T・アイオミとは、不屈の努力で指先欠損を、独特の低音のリフで克服してる「ブラックサバス」のギタリストのコトだ。Sさんもノー天気なヒトだ。

 ・・・・・・・・・・・・

どーですかぁ〜?コレ。マジで怖いハナシだったでしょ?「旅の恥はカキ捨て」とばかり、無茶をやるのも考えもんですね。次週は自分のハナシです。


 最初にお断りした通り、個人的には怖いハナシがあまりない。奇妙だなー、ワケが分からんなー、という程度のものだ。2つ程紹介して締めくくろう。

第5話「真夜中の追跡者」

 かつて単車に狂ってた。カワサキの傑作、GPz900Rとゆーモンスターマシンに跨がって、銭湯に行くのもそれだった。ヒマな時は、良くフラリとツーリングに出掛けたものである。まだノホホンと学生やってた時分だ。

 いつものノリで夜に夕涼みがてら下宿を出発して、京都産業大学から奥に真っ暗な中を岩屋不動に向けて走ってた時のコトだ。ワインディングを通ってるのは自分だけ。山道なので浮き砂利にさえ気を付けてれば、昼間より却って安全な位だ。

 と、その時急に後ろからパツシングされた。振り返ると誰も居ない。そのまま行くと又、パアッと照らされた。無論、今度も誰も居ない。

 何せひねくれ者で、屁理屈は大好きな方である。自分のヘッドライトがカーブミラーとかガードレールのキャッツアイに反射し、それが後方で更に反射して、自分のミラーに映ったんじゃないのか?単車を停めて、色々やってみた。確かにバックミラーに映ることは映る。しかし、2回反射してるだけあって暗い。鏡面にポツポツと光点が並ぶだけだ。

 首をひねりながら再び走り始めていくらもしないうちに、三度目のパッシングをされた。私は思わず絶叫した。そして思った・・・・・・岩屋不動の集落まではあと僅かだ。
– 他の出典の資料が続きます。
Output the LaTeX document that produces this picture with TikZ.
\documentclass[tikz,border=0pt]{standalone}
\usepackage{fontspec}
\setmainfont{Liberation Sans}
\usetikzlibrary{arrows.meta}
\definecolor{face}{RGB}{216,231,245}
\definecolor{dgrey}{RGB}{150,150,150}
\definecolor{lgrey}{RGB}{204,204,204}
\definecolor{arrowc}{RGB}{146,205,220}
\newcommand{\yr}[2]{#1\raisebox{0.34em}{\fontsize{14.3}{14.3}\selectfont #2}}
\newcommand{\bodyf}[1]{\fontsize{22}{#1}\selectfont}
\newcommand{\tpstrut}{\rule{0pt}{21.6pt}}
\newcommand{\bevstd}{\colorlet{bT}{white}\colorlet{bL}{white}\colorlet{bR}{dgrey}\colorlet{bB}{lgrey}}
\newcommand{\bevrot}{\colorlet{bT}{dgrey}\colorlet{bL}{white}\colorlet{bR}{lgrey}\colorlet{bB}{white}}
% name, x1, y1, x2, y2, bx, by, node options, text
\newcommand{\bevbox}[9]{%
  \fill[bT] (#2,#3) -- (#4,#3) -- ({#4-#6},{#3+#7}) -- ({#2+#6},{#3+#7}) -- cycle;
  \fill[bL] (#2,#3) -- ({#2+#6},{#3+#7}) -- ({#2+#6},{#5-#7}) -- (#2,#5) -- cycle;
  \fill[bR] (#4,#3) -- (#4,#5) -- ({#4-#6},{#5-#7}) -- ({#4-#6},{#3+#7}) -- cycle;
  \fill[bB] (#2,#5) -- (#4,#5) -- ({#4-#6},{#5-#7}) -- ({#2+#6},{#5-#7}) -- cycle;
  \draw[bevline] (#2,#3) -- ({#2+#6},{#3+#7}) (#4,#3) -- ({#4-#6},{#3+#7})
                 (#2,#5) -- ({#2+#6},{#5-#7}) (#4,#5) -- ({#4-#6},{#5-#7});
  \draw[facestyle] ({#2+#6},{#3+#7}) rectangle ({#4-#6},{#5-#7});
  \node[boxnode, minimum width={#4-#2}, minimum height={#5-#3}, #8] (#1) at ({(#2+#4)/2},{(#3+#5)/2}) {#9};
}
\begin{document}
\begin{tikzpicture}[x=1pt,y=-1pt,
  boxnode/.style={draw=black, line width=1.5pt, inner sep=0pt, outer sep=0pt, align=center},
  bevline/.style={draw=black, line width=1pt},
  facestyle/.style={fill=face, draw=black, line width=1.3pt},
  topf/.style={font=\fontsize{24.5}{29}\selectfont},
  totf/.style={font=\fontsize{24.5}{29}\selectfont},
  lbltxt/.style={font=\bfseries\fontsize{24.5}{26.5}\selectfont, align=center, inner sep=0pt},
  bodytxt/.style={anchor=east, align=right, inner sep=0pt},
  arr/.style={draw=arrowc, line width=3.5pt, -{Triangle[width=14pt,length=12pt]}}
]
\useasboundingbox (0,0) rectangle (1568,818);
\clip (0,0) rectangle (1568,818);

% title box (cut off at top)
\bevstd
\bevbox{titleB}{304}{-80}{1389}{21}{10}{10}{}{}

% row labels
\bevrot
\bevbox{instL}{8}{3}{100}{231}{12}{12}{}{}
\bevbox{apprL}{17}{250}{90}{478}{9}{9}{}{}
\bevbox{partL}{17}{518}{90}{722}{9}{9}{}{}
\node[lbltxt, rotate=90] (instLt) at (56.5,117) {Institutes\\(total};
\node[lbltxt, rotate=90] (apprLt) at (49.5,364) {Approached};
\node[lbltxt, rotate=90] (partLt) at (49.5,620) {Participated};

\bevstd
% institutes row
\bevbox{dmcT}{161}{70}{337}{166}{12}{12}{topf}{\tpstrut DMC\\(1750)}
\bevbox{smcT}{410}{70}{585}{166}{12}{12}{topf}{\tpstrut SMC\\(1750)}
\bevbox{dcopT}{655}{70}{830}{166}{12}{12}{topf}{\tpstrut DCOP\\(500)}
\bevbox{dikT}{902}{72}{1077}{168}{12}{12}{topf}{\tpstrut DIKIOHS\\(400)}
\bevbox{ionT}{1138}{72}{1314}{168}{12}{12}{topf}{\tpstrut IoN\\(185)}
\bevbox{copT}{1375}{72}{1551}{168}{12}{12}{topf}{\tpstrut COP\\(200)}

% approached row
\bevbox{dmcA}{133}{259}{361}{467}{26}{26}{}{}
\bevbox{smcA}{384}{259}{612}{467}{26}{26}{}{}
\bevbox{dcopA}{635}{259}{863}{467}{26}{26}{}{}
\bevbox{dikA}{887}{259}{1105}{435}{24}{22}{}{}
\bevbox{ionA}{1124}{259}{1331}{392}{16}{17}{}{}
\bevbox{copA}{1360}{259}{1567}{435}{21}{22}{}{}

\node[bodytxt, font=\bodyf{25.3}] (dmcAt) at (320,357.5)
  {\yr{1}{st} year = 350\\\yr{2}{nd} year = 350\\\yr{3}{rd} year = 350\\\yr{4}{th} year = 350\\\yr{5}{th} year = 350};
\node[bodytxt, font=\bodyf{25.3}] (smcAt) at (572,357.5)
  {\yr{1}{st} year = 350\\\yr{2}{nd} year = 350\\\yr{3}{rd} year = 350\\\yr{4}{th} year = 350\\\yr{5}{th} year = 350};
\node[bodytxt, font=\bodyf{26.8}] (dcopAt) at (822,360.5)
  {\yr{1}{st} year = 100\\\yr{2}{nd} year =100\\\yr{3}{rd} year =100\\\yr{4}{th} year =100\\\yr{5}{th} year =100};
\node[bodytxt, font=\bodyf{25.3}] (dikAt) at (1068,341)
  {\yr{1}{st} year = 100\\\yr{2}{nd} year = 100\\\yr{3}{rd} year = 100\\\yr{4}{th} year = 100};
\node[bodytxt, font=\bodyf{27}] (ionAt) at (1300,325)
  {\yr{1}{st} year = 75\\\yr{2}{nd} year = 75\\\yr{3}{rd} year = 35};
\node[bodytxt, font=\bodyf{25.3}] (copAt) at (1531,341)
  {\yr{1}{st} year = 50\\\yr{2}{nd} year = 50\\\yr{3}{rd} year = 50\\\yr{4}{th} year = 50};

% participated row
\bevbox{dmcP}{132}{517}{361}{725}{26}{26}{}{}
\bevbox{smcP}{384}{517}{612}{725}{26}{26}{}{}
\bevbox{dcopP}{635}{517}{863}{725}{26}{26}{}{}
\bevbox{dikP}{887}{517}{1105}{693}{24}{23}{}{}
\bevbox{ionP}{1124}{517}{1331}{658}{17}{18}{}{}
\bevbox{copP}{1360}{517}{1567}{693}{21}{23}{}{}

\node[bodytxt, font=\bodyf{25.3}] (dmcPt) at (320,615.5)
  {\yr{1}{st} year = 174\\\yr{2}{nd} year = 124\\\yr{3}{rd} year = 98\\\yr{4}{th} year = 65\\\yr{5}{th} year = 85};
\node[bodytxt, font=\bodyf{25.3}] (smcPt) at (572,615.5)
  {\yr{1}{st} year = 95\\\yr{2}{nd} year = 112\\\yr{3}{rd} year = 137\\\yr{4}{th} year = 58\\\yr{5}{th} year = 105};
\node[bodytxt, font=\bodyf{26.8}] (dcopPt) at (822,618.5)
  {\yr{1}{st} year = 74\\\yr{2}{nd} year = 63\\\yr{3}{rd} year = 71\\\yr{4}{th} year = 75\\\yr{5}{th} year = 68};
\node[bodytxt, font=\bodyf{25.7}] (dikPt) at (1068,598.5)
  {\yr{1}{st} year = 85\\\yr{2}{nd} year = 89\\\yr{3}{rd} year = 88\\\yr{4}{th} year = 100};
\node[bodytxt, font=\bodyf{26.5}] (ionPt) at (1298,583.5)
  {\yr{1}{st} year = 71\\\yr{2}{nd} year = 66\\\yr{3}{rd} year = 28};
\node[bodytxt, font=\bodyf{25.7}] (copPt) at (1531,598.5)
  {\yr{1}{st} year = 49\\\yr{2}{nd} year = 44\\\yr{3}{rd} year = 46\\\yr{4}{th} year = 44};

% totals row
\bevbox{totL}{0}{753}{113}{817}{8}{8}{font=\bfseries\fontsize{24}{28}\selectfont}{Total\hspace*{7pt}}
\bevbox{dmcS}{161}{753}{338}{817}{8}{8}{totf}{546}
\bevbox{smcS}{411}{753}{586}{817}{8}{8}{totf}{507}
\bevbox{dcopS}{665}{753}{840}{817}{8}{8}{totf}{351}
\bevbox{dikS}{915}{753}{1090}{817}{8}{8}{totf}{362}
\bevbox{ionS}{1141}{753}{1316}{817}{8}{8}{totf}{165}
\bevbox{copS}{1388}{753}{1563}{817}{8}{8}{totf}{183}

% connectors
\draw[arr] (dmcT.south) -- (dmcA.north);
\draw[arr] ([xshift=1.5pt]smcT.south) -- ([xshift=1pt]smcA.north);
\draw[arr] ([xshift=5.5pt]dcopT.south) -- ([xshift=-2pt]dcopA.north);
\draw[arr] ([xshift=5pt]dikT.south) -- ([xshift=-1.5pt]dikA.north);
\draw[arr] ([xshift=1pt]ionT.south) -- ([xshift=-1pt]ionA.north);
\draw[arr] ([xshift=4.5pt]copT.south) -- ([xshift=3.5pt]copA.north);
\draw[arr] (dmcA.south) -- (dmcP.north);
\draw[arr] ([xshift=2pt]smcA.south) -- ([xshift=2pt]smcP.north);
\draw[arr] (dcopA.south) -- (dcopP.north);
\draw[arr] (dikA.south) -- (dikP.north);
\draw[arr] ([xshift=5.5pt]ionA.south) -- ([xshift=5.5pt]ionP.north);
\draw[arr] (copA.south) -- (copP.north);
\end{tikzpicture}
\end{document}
そこまで行けば人家もある。家々の明かりも漏れているだろうし街灯もあるだろう。あとちょっとだ!ものすごいスピードで私はバックミラーを見ないようにして走り続けたのだった。

 よく事故らなかったものだが、ともあれ目的地には無事ついた。そうして消防団の詰所の前で、誰か市内方面に向かうクルマが来ないか震えながら待った時間の長かったこと!!
 ・・・・・・どれくらい待ったろう。運良く市内に向かうと思しき軽トラックが民家から出てきたので、私はトロトロそれそれにくっついて無事に戻れたのであった。

第6話「これはこれは御丁寧に」

 旅行とは直接関係ないのだが、かつて病院の宿直のバイトをやってた。救急輪番の乙グループとかで、ほんまヒマ。患者は大方が老人。なのに今から12年前で、一晩7500円もくれた。当然高人気で、アキが出るのを1年待ってやっと週一回入れるようになったのである。
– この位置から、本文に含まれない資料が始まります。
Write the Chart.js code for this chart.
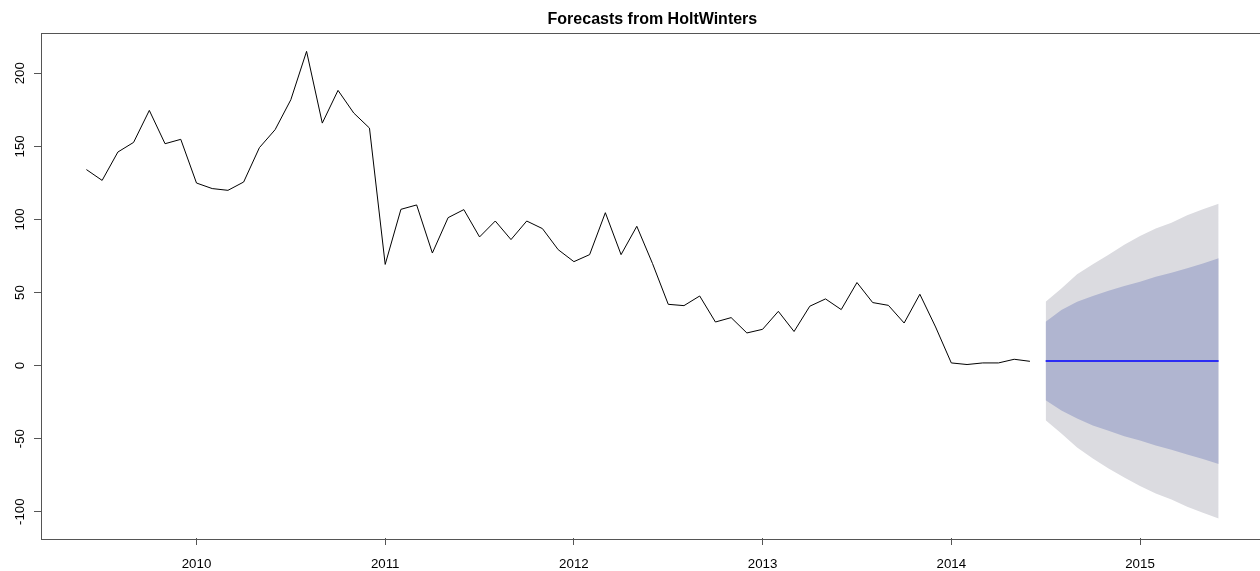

 これがもう楽勝な上に、全然怖くない。深夜の巡回も平気だった。死人が出た時は流石にイイ気持はしなかったが、死んだ当人は周囲から「天寿を全うしてメデタイ!」なんて言われるような高齢者。これでは、「魂魄この世にとどまりてぇ〜」と出る方が筋が通らない。
 そんなある日の晩の事だった。まだ9時頃だ。仕事上がってタクシー呼んだ看護婦と2人並んで、事務所でTV見てた。自分達のすぐ真後ろはドアで、50cmも離れてない。外はそのまま既に真っ暗なロビーである。当時は携帯電話なんてものはまだなく、夜でも赤電話用に両替とかの依頼があるため、ドアは常時開けてあった。

 --------こんばんは!

 ホント耳元で明瞭な声が響いた。同時に2人は振り向いた。

 誰も居ない。私はすぐ席を立って廊下に出たが、やはり誰も居ない。無論、隠れる場所なんて何処にも無いし、そんなオチャメな老人患者はいなかろう。
 やがてタクシーが到着し、看護婦はそそくさと帰ってしまった。

 ・・・・・・・・・・・・

 あれは幽霊だった。多分。でも丁寧やったし、あとから何もなかったし、ええんちゃうか、と思ってる。
 多分、このえー加減さこそが、旅行で怪しのモノに出くわさない最大の理由なのではなかろうか?その上、集中しだすと他の物が目に入らない、何でも自分の都合の良い方に解釈してしまう・・・・・・これじゃ驚かす方も張り合いがない。多分、私は避けられてるんだろう。
 だから稲川淳二みたいに旅先で必ず遭遇する人が、少しうらやましい。


2004補足
 この項には盛り上げたり、旅行ネタに牽強付会に持っていくための脚色がこまごまと多い。
   ・幽霊タクシーの話は、ご本人が旅行に出かけるのではなく、滋賀の実家に急用で帰る時のできごと。
   ・煙草ズタズタの話での行先は、日本海ではなく、単に山科の幼稚園を経営する友人の実家に飲みに行った時のこと。
   ・パッシングの話はGPz900Rではなく、まだ400Fに乗ってた当時のこと。